Das Votum des Volkes muss man ernst nehmen. Die EU und Großbritannien müssen deshalb schnell in Austrittsverhandlungen eintreten. Dass Cameron meint, noch drei Monate Premier bleiben zu können, und erst sein Nachfolger solle sich um den Austritt kümmern, verwundert. Welche Folgen der Austritt für Großbritannien hat, kann im Moment noch niemand genau sagen. Nur eins ist sicher. Ganz normale Menschen werden leiden. Dass das Pfund im Wert sinkt, bedeutet ja: Viele Briten werden merken, dass ihre Altersvorsorge weniger wert ist.
EU-Parlamentspräsident Martin Schulz regt einen Konvent an, der neue Regeln für die EU diskutieren soll. Eine gute Idee?
Ein Konvent zur jetzigen Zeit würde aus meiner Sicht die Rechtspopulisten nur weiter stärken. Eine elitär besetzte Diskussionsrunde verstärkt das Klischee, die EU sei ein abgehobener Bürokratenverein. Ich glaube: Man wird Europa nur zusammenhalten können, wenn man die Gesellschaft zusammenhält.
Es braucht also eine andere Politik?
Ich sehe es so. In den vergangenen Jahren haben Konservative die europäische Agenda bestimmt. Eine konservative Mehrheit in der Kommission, im Rat und im Parlament hat auf freie Märkte und Deregulierung gesetzt. Doch wer durch harte Austeritätspolitik Ungleichheit verstärkt, macht die Rechten stark.
Die europäische Krisenpolitik verantwortet zu einem guten Teil Kanzlerin Angela Merkel. Ist Merkel also verantwortlich für den Brexit?
Merkel hat das deutsche Modell anderen Staaten aufgezwungen.
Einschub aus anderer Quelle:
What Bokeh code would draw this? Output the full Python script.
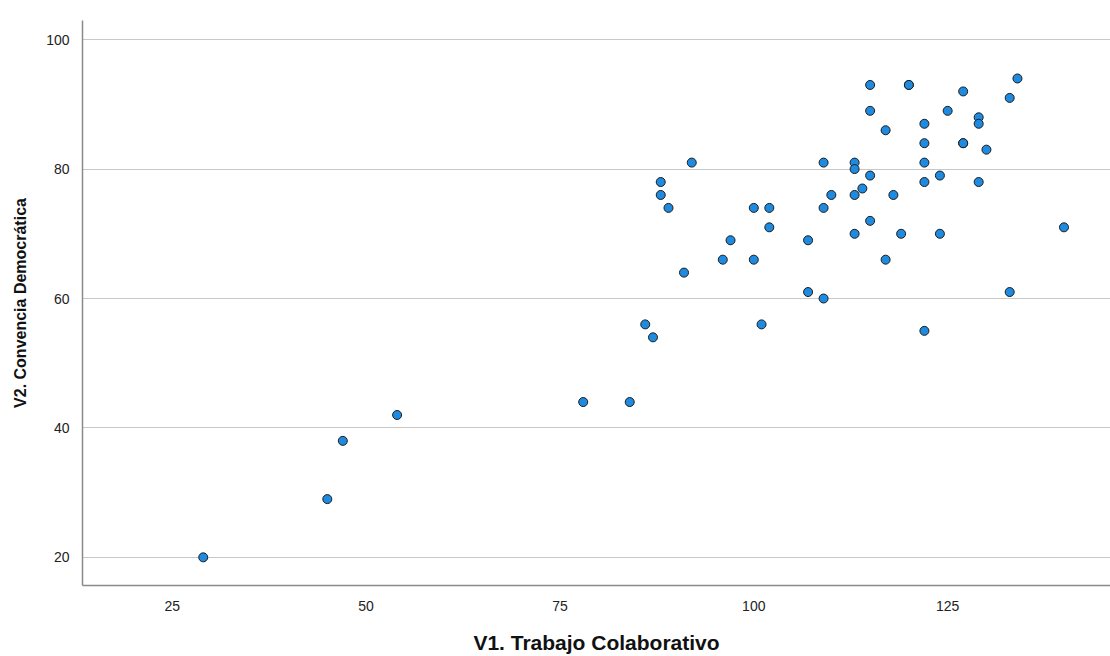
from bokeh.plotting import figure
from bokeh.models import Range1d, FixedTicker, ColumnDataSource
from bokeh.embed import file_html
from bokeh.resources import INLINE

# V1. Trabajo Colaborativo (x) and V2. Convencia Democrática (y)
v1 = [29, 45, 47, 54,
      78, 84, 86, 87, 88, 88, 89, 91, 92, 96, 97, 100, 100, 101, 102, 102,
      107, 107, 109, 109, 109, 110,
      113, 113, 113, 113, 114,
      115, 115, 115, 115, 117, 117, 118, 119, 120, 120,
      122, 122, 122, 122, 122, 124, 124, 125, 127, 127, 127,
      129, 129, 129, 130, 133, 133, 134, 140]
v2 = [20, 29, 38, 42,
      44, 44, 56, 54, 78, 76, 74, 64, 81, 66, 69, 74, 66, 56, 74, 71,
      69, 61, 81, 74, 60, 76,
      81, 80, 76, 70, 77,
      93, 89, 79, 72, 86, 66, 76, 70, 93, 93,
      87, 84, 81, 78, 55, 79, 70, 89, 92, 84, 84,
      88, 87, 78, 83, 91, 61, 94, 71]

x_ticks = [25, 50, 75, 100, 125]
y_ticks = [20, 40, 60, 80, 100]
x_title = "V1. Trabajo Colaborativo"
y_title = "V2. Convencia Democrática"

src = ColumnDataSource(data=dict(x=v1, y=v2))

p = figure(width=1110, height=656, output_backend="svg", toolbar_location=None,
           x_range=Range1d(13.43, 146.0), y_range=Range1d(15.65, 102.96),
           min_border_left=82, min_border_right=0, min_border_top=20,
           min_border_bottom=67)
p.outline_line_color = None
p.background_fill_color = "white"
p.border_fill_color = "white"

p.scatter("x", "y", source=src, size=9, fill_color="#1E8BE0",
          line_color="#1c1c1c", line_width=1)

p.xgrid.visible = False
p.ygrid.ticker = FixedTicker(ticks=y_ticks)
p.ygrid.grid_line_color = "#c8c8c8"
p.ygrid.grid_line_width = 1

for ax in (p.xaxis[0], p.yaxis[0]):
    ax.axis_line_color = "#8a8a8a"
    ax.axis_line_width = 1.5
    ax.major_tick_line_color = None
    ax.minor_tick_line_color = None
    ax.major_label_text_font = "Liberation Sans"
    ax.major_label_text_font_size = "14px"
    ax.major_label_text_color = "#222222"
    ax.axis_label_text_font = "Liberation Sans"
    ax.axis_label_text_font_style = "bold"
    ax.axis_label_text_color = "#111111"

p.xaxis[0].ticker = FixedTicker(ticks=x_ticks)
p.yaxis[0].ticker = FixedTicker(ticks=y_ticks)
p.xaxis[0].axis_label = x_title
p.yaxis[0].axis_label = y_title
p.xaxis[0].axis_label_text_font_size = "21px"
p.yaxis[0].axis_label_text_font_size = "16px"
p.xaxis[0].major_label_standoff = 9
p.yaxis[0].major_label_standoff = 7
p.xaxis[0].axis_label_standoff = 17
p.yaxis[0].axis_label_standoff = 14

open("out.html", "w").write(file_html(p, INLINE))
Sie hat eine globale Finanzkrise, die durch Vermögensblasen entstand, in eine Schuldenkrise einzelner Staaten umdefiniert – siehe Spanien. Das hat verhindert, dass wir die Krise richtig aufgearbeitet haben. Diese Politik ist gescheitert und mitverantwortlich für das, was wir jetzt erleben.
Was muss die Bundesregierung nun tun?
Wir brauchen Investitionen. Marktliberale Reformen und Sparprogramme helfen Staaten nicht, die in einer Rezession stecken. Stattdessen braucht die EU eine gemeinsame Investitionspolitik. Und Merkel müsste öffentlich sagen, was sie bisher abstreitet: Die EU ist eine Transferunion. Wer besonders viel gibt, profitiert übrigens sogar davon.
Wie lässt sich das schlechte Image Europas ändern? Viele Menschen halten Brüssel für einen teuren, regelungsversessenen Moloch.
Dafür sind viele Staatschefs selbst verantwortlich. Sie treffen in Brüssel Entscheidungen, die in ihrem Land unpopulär sind. Deshalb erzählen sie zu Hause, Brüssel sei schuld. CDU und CSU regen sich zum Beispiel gerne über eine EU-Verordnung auf, die den Krümmungsgrad von Gurken vorschreibt. Die Wahrheit ist, dass deutsche Ratsvertreter diese Regelung im Auftrag deutscher Handelskonzerne in Brüssel durchgesetzt haben. Es muss endlich Schluss sein damit, dass aus innenpolitischem Kalkül oder Lobbyservilität mit dem Finger auf Brüssel gezeigt und „Haltet den Dieb“ geschrien wird.